A model for this practice follows these steps:
Engage with a cultural artifact: This can be anything a piece of clothing, food, a musical form, or an everyday tool.
Investigate its history: Understand the historical conditions that gave rise to this object. How has it moved through time? What contradictions are embedded within it?
Trace its diffusion: Explore how the object has circulated within the global system. How has it been exchanged? What transformations has it undergone through systems of production and consumption?
Reflect on its materiality and self: Critically relate the artifact to your own positionality. How do you, as a self situated within a specific historical moment and collective identity, interact with this artifact?
Synthesize understanding: Bring together these elements historical, material, and personal to create a deeper, more complex understanding of the object.
This process might seem linear, but in practice, it is often cyclical and iterative. The movement between phases can loop back upon itself, requiring further inquiry and deeper reflection.
I propose a preliminary hierarchy of artifact types. This hierarchy reflects both the symbolic and material significance of certain objects in the daily life of an atomized individual.
First Tier:
Food, Fashion, Music, and Decorative Arts. These are the most immediately transformative materials in daily life. Clothing is a primary vector for identity and meaning within the symbolic systems of exchange. Food follows closely, deeply tied to cultural heritage, ritual, and sustenance. Decorative art, broadly understood, refers to objects that are imbued with both functional and symbolic meaning - tools like hammers and knives, for instance, which carry both utility and cultural resonance.
Second Tier:
Technology, Liturgy, and Institutional Artifacts. Technology represents a layer of mediation between individuals and the systems of production they engage with. Liturgy encompasses the rituals and spiritual practices that inform cultural identity. Institutional artifacts - laws, governance systems, and educational structures mediate power and control.
Third Tier:
Literary, Fine Arts, Political, Sexual, and Philosophical. These artifacts reside in the realm of ideology and are essential to the transmission of knowledge, power, and cultural values. However, they operate at a different level of abstraction and serve to structure the broader frameworks through which we understand the world.
Literary to me includes cinematic and photographic traditions.
Politcs to include military and business practices.

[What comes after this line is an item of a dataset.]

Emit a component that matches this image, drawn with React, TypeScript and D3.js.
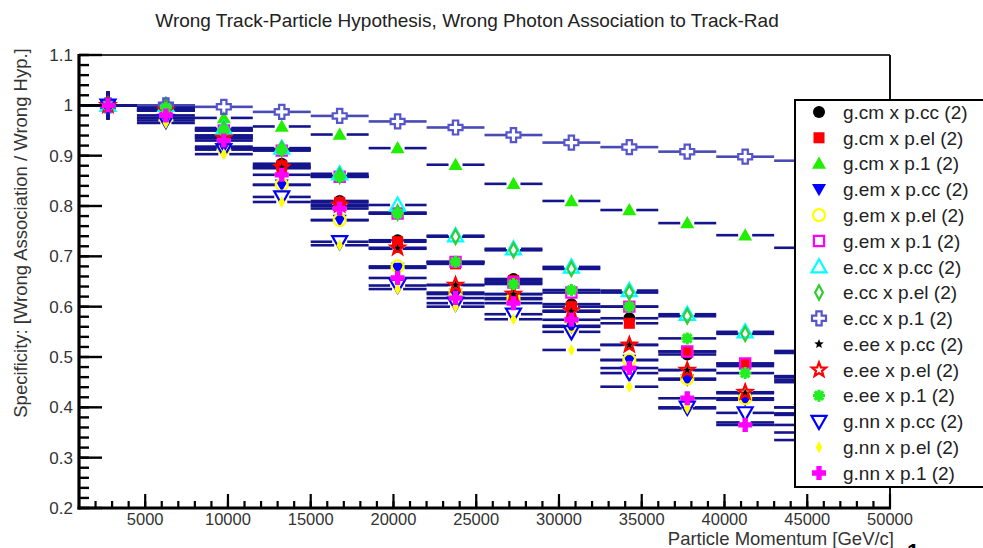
import React, { useEffect, useRef } from 'react';
import * as d3 from 'd3';

// bins of the momentum histogram (centers, half width 1750)
const binCenters = [2750, 6250, 9750, 13250, 16750, 20250, 23750, 27250, 30750, 34250, 37750, 41250, 44750, 48250];
const binHalfWidth = 1750;
const binErrors = [0.028, 0.008, 0.007, 0.007, 0.007, 0.007, 0.007, 0.007, 0.007, 0.007, 0.007, 0.007, 0.007, 0.007];

const seriesNames = [
  'g.cm x p.cc (2)', 'g.cm x p.el (2)', 'g.cm x p.1 (2)',
  'g.em x p.cc (2)', 'g.em x p.el (2)', 'g.em x p.1 (2)',
  'e.cc x p.cc (2)', 'e.cc x p.el (2)', 'e.cc x p.1 (2)',
  'e.ee x p.cc (2)', 'e.ee x p.el (2)', 'e.ee x p.1 (2)',
  'g.nn x p.cc (2)', 'g.nn x p.el (2)', 'g.nn x p.1 (2)',
];

const gcmPcc = [1.0, 0.99, 0.94, 0.884, 0.81, 0.732, 0.688, 0.655, 0.605, 0.577, 0.505, 0.482, 0.455, 0.425];
const gcmPel = [1.0, 0.99, 0.94, 0.88, 0.807, 0.729, 0.685, 0.652, 0.6, 0.567, 0.511, 0.487, 0.46, 0.43];
const gcmP1 = [1.0, 1.0, 0.975, 0.958, 0.942, 0.915, 0.882, 0.844, 0.81, 0.792, 0.766, 0.742, 0.717, 0.69];
const gemPcc = [1.0, 0.975, 0.918, 0.842, 0.772, 0.677, 0.625, 0.615, 0.56, 0.494, 0.455, 0.415, 0.385, 0.355];
const gemPel = [1.0, 0.975, 0.915, 0.842, 0.772, 0.68, 0.628, 0.617, 0.562, 0.494, 0.457, 0.418, 0.388, 0.358];
const gemP1 = [1.0, 0.995, 0.95, 0.91, 0.858, 0.785, 0.689, 0.648, 0.628, 0.6, 0.511, 0.487, 0.462, 0.435];
const eccPcc = [1.0, 1.0, 0.955, 0.915, 0.864, 0.802, 0.741, 0.715, 0.679, 0.632, 0.585, 0.55, 0.512, 0.482];
const eccPel = [1.0, 1.0, 0.953, 0.913, 0.86, 0.787, 0.739, 0.712, 0.675, 0.628, 0.581, 0.546, 0.508, 0.478];
const eccP1 = [1.0, 1.0, 0.997, 0.987, 0.979, 0.968, 0.956, 0.941, 0.926, 0.917, 0.908, 0.898, 0.89, 0.882];
const eeePcc = [1.0, 0.99, 0.935, 0.875, 0.8, 0.715, 0.643, 0.625, 0.59, 0.524, 0.474, 0.428, 0.4, 0.37];
const eeePel = [1.0, 0.99, 0.935, 0.877, 0.802, 0.717, 0.643, 0.625, 0.592, 0.524, 0.474, 0.43, 0.4, 0.37];
const eeeP1 = [1.0, 0.995, 0.95, 0.912, 0.858, 0.785, 0.689, 0.645, 0.633, 0.6, 0.537, 0.468, 0.45, 0.42];
const gnnPcc = [1.0, 0.97, 0.912, 0.818, 0.729, 0.642, 0.607, 0.585, 0.55, 0.468, 0.4, 0.389, 0.365, 0.34];
const gnnPel = [1.0, 0.965, 0.903, 0.808, 0.722, 0.635, 0.6, 0.575, 0.514, 0.441, 0.398, 0.37, 0.35, 0.32];
const gnnP1 = [1.0, 0.98, 0.93, 0.862, 0.795, 0.657, 0.617, 0.607, 0.574, 0.478, 0.418, 0.365, 0.335, 0.31];

const seriesValues = [
  gcmPcc, gcmPel, gcmP1, gemPcc, gemPel, gemP1, eccPcc, eccPel, eccP1,
  eeePcc, eeePel, eeeP1, gnnPcc, gnnPel, gnnP1,
];

const yTicks = [0.2, 0.3, 0.4, 0.5, 0.6, 0.7, 0.8, 0.9, 1.0, 1.1];
const yTickLabels = ['0.2', '0.3', '0.4', '0.5', '0.6', '0.7', '0.8', '0.9', '1', '1.1'];
const xTicks = [5000, 10000, 15000, 20000, 25000, 30000, 35000, 40000, 45000, 50000];

const title = 'Wrong Track-Particle Hypothesis, Wrong Photon Association to Track-Rad';
const xTitle = 'Particle Momentum [GeV/c]';
const yTitle = 'Specificity: [Wrong Association / Wrong Hyp.]';

type Marker = { kind: string; color: string; fill: boolean; r: number };

const markers: Marker[] = [
  { kind: 'circle', color: '#000000', fill: true, r: 6 },
  { kind: 'square', color: '#ff0000', fill: true, r: 6.5 },
  { kind: 'triUp', color: '#22ee00', fill: true, r: 7 },
  { kind: 'triDown', color: '#0000ff', fill: true, r: 7 },
  { kind: 'circle', color: '#ffff00', fill: false, r: 6 },
  { kind: 'square', color: '#ff00ff', fill: false, r: 6 },
  { kind: 'triUp', color: '#00ffff', fill: false, r: 7.5 },
  { kind: 'diamond', color: '#33cc33', fill: false, r: 6.5 },
  { kind: 'cross', color: '#5555cc', fill: false, r: 7 },
  { kind: 'star', color: '#000000', fill: true, r: 5 },
  { kind: 'star', color: '#ff0000', fill: false, r: 7.5 },
  { kind: 'asterisk', color: '#22ee22', fill: false, r: 6 },
  { kind: 'triDown', color: '#0000ff', fill: false, r: 7.5 },
  { kind: 'diamond', color: '#ffff00', fill: true, r: 5.5 },
  { kind: 'cross', color: '#ff00ff', fill: true, r: 7 },
];

function markerPath(kind: string, r: number): string {
  const poly = (pts: number[][]) => 'M' + pts.map(p => p.join(',')).join('L') + 'Z';
  if (kind === 'circle') {
    const p = d3.path();
    p.arc(0, 0, r, 0, Math.PI * 2);
    p.closePath();
    return p.toString();
  }
  if (kind === 'square') {
    const s = r * 0.85;
    return poly([[-s, -s], [s, -s], [s, s], [-s, s]]);
  }
  if (kind === 'triUp') return poly([[0, -r], [r, r * 0.75], [-r, r * 0.75]]);
  if (kind === 'triDown') return poly([[0, r], [r, -r * 0.75], [-r, -r * 0.75]]);
  if (kind === 'diamond') return poly([[0, -r * 1.1], [r * 0.6, 0], [0, r * 1.1], [-r * 0.6, 0]]);
  if (kind === 'cross') {
    const a = r * 0.38;
    return poly([[-a, -r], [a, -r], [a, -a], [r, -a], [r, a], [a, a], [a, r], [-a, r], [-a, a], [-r, a], [-r, -a], [-a, -a]]);
  }
  if (kind === 'star') {
    const pts: number[][] = [];
    for (let i = 0; i < 10; i++) {
      const rad = i % 2 === 0 ? r : r * 0.42;
      const ang = -Math.PI / 2 + (i * Math.PI) / 5;
      pts.push([rad * Math.cos(ang), rad * Math.sin(ang)]);
    }
    return poly(pts);
  }
  // asterisk: spokes
  let d = '';
  for (let i = 0; i < 4; i++) {
    const ang = (i * Math.PI) / 4;
    const dx = r * Math.cos(ang), dy = r * Math.sin(ang);
    d += `M${-dx},${-dy}L${dx},${dy}`;
  }
  return d;
}

function drawMarker(g: any, m: Marker, cx: number, cy: number) {
  const p = g.append('path')
    .attr('d', markerPath(m.kind, m.r))
    .attr('transform', `translate(${cx},${cy})`);
  if (m.kind === 'asterisk') {
    p.attr('fill', 'none').attr('stroke', m.color).attr('stroke-width', 3.2);
  } else if (m.fill) {
    p.attr('fill', m.color).attr('stroke', 'none');
  } else {
    p.attr('fill', 'none').attr('stroke', m.color).attr('stroke-width', 2.2);
  }
}

const FONT = '"Liberation Sans", Arial, Helvetica, sans-serif';

const App = () => {
  const svgRef = useRef<SVGSVGElement>(null);

  useEffect(() => {
    const svg = d3.select(svgRef.current);
    svg.selectAll('*').remove();

    const left = 79, right = 890, top = 55, bottom = 508;

    const x = d3.scaleLinear().domain([1000, 50000]).range([left, right]);
    const y = d3.scaleLinear().domain([0.2, 1.1]).range([bottom, top]);

    svg.append('rect').attr('width', 983).attr('height', 548).attr('fill', 'white');

    // Title
    svg.append('text')
      .attr('x', 467)
      .attr('y', 27)
      .attr('text-anchor', 'middle')
      .attr('font-family', FONT)
      .attr('font-size', 19)
      .attr('fill', '#222')
      .text(title);

    const plot = svg.append('g');

    // Error bars (horizontal bin widths + vertical errors)
    seriesValues.forEach((vals, si) => {
      const m = markers[si];
      const barColor = si === 8 ? '#4a4ab4' : '#14148c';
      const gap = m.r;
      vals.forEach((v, bi) => {
        const cx = x(binCenters[bi]);
        const cy = y(v);
        const x0 = x(binCenters[bi] - binHalfWidth);
        const x1 = x(binCenters[bi] + binHalfWidth);
        plot.append('line').attr('x1', x0).attr('x2', cx - gap).attr('y1', cy).attr('y2', cy)
          .attr('stroke', barColor).attr('stroke-width', 2.6);
        plot.append('line').attr('x1', cx + gap).attr('x2', x1).attr('y1', cy).attr('y2', cy)
          .attr('stroke', barColor).attr('stroke-width', 2.6);
        const ey0 = y(v + binErrors[bi]);
        const ey1 = y(v - binErrors[bi]);
        if (cy - ey0 > gap) {
          plot.append('line').attr('x1', cx).attr('x2', cx).attr('y1', ey0).attr('y2', cy - gap)
            .attr('stroke', barColor).attr('stroke-width', 2.6);
          plot.append('line').attr('x1', cx).attr('x2', cx).attr('y1', cy + gap).attr('y2', ey1)
            .attr('stroke', barColor).attr('stroke-width', 2.6);
        }
      });
    });

    // Markers
    seriesValues.forEach((vals, si) => {
      vals.forEach((v, bi) => drawMarker(plot, markers[si], x(binCenters[bi]), y(v)));
    });

    // Frame
    svg.append('line').attr('x1', left).attr('x2', right).attr('y1', top).attr('y2', top)
      .attr('stroke', '#333').attr('stroke-width', 2);
    svg.append('line').attr('x1', right).attr('x2', right).attr('y1', top).attr('y2', bottom)
      .attr('stroke', '#111').attr('stroke-width', 2);

    // Y axis
    const yAxis = svg.append('g').attr('transform', `translate(${left},0)`);
    const yMinor = d3.range(0.2, 1.1001, 0.02);
    yMinor.forEach(t => {
      yAxis.append('line').attr('x1', 0).attr('x2', 10).attr('y1', y(t)).attr('y2', y(t))
        .attr('stroke', '#000').attr('stroke-width', 2.4);
    });
    yTicks.forEach((t, i) => {
      yAxis.append('line').attr('x1', 0).attr('x2', 23).attr('y1', y(t)).attr('y2', y(t))
        .attr('stroke', '#000').attr('stroke-width', 2.4);
      yAxis.append('text')
        .attr('x', -6)
        .attr('y', y(t))
        .attr('dy', '0.36em')
        .attr('text-anchor', 'end')
        .attr('font-family', FONT)
        .attr('font-size', 17)
        .attr('fill', '#333')
        .text(yTickLabels[i]);
    });
    yAxis.append('line').attr('x1', 0).attr('x2', 0).attr('y1', top - 1).attr('y2', bottom + 1.5)
      .attr('stroke', '#000').attr('stroke-width', 3.2);

    // X axis
    const xAxis = svg.append('g').attr('transform', `translate(0,${bottom})`);
    d3.range(2000, 50000, 1000).forEach(t => {
      xAxis.append('line').attr('x1', x(t)).attr('x2', x(t)).attr('y1', 0).attr('y2', -7)
        .attr('stroke', '#000').attr('stroke-width', 2.2);
    });
    xTicks.forEach(t => {
      xAxis.append('line').attr('x1', x(t)).attr('x2', x(t)).attr('y1', 0).attr('y2', -14)
        .attr('stroke', '#000').attr('stroke-width', 2.2);
      xAxis.append('text')
        .attr('x', x(t))
        .attr('y', 17)
        .attr('text-anchor', 'middle')
        .attr('font-family', FONT)
        .attr('font-size', 16.5)
        .attr('fill', '#333')
        .text(d3.format('d')(t));
    });
    xAxis.append('line').attr('x1', left - 1.5).attr('x2', right + 1).attr('y1', 0).attr('y2', 0)
      .attr('stroke', '#000').attr('stroke-width', 3.2);

    // Axis titles
    svg.append('text')
      .attr('x', 894)
      .attr('y', 545)
      .attr('text-anchor', 'end')
      .attr('font-family', FONT)
      .attr('font-size', 18.5)
      .attr('fill', '#333')
      .text(xTitle);

    svg.append('text')
      .attr('transform', 'translate(27,233) rotate(-90)')
      .attr('text-anchor', 'middle')
      .attr('font-family', FONT)
      .attr('font-size', 18.5)
      .attr('fill', '#333')
      .text(yTitle);

    // Legend
    const legend = svg.append('g');
    legend.append('rect')
      .attr('x', 795).attr('y', 100).attr('width', 200).attr('height', 387)
      .attr('fill', 'white').attr('stroke', '#000').attr('stroke-width', 2);
    const ly = d3.scaleLinear().domain([0, seriesNames.length - 1]).range([112, 473]);
    seriesNames.forEach((name, i) => {
      drawMarker(legend, markers[i], 819, ly(i));
      legend.append('text')
        .attr('x', 843)
        .attr('y', ly(i))
        .attr('dy', '0.36em')
        .attr('font-family', FONT)
        .attr('font-size', 19)
        .attr('fill', '#222')
        .text(name);
    });

    // cut-off glyph at the bottom edge
    svg.append('text')
      .attr('x', 913).attr('y', 559)
      .attr('text-anchor', 'middle')
      .attr('font-family', FONT)
      .attr('font-weight', 'bold')
      .attr('font-size', 22)
      .attr('fill', '#000')
      .text('1');
  }, []);

  return (
    <svg ref={svgRef} width={983} height={548} style={{ position: 'absolute', left: 0, top: 0 }}></svg>
  );
};

export default App;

Critical to this process is self-criticism, the recognition that one's perspective is always shaped by the conditions of their time, place, and social position. To truly engage in Dialectical Cultural Deep Insight, one must constantly interrogate their own assumptions, biases, and complicity within larger systems of power. This introspective aspect allows the practice to remain dynamic, constantly evolving as new insights and contradictions emerge.

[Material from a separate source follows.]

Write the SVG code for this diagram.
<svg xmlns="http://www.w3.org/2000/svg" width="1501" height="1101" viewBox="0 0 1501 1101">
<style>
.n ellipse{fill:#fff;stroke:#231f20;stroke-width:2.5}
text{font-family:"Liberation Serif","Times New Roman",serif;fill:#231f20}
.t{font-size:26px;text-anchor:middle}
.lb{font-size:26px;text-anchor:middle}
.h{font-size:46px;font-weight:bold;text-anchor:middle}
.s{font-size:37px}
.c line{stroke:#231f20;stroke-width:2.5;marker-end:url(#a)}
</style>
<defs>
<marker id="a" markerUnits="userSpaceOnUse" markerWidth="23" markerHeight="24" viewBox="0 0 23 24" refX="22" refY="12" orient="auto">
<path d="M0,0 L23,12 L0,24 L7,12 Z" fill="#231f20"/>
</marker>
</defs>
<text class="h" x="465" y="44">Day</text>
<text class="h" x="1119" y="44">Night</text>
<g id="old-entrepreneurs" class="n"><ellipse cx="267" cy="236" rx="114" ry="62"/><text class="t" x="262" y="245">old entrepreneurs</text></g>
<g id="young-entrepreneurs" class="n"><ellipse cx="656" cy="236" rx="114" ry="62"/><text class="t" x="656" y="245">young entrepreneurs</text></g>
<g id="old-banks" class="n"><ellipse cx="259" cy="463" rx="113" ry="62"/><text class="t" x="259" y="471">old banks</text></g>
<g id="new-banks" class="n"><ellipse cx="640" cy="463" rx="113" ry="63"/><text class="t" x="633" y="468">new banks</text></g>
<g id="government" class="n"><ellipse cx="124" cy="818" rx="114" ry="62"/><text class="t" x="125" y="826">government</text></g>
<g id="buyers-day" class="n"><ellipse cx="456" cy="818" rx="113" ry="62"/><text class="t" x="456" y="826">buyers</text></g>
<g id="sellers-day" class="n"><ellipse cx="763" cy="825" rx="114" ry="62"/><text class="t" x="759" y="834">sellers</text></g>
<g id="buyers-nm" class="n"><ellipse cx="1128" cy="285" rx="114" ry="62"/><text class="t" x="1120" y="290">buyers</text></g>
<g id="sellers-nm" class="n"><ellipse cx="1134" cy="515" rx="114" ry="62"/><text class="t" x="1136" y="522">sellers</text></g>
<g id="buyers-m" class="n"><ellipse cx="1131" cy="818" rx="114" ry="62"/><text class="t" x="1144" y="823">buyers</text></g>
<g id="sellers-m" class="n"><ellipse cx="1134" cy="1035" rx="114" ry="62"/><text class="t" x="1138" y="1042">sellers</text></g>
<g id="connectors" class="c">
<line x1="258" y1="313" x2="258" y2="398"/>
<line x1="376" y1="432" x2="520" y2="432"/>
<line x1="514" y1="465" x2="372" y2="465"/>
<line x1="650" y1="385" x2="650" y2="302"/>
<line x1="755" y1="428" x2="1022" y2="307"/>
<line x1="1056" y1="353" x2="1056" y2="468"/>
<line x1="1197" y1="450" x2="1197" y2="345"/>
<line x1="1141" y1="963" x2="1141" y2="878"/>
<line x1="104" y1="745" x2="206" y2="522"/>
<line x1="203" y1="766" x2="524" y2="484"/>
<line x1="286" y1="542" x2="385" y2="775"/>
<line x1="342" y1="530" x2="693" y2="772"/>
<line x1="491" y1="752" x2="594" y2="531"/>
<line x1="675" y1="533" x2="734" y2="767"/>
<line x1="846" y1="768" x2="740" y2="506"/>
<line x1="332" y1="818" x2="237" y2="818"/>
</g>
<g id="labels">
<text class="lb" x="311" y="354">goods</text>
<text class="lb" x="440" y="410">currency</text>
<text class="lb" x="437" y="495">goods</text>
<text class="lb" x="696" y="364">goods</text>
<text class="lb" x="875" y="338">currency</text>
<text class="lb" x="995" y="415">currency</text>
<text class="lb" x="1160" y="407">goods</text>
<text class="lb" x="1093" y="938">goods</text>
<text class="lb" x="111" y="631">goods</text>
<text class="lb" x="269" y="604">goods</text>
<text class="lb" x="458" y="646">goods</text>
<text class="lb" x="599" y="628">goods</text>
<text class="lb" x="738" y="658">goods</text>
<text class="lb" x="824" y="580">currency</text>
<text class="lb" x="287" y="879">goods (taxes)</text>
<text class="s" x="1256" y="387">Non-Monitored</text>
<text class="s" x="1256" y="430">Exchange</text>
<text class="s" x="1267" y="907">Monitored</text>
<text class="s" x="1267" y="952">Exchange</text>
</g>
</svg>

The point of self-criticism in this sense is to synthesise the self with found ideas, beyond understanding but to live within the found insights. To reintegrate material objects as products of subjects, and the unequivocal reassertion of the self as the synthesis of other subjects.
Through this practice, the atomized individual can break through the alienation of capitalist modernity by reintegrating themselves with the material world and its histories. Understanding the contradictions within cultural artifacts reveals the deeper forces shaping our lives forces that are often hidden beneath the surface. By engaging in this dialectical process, we can move toward greater clarity, both about the world we inhabit and our role within it.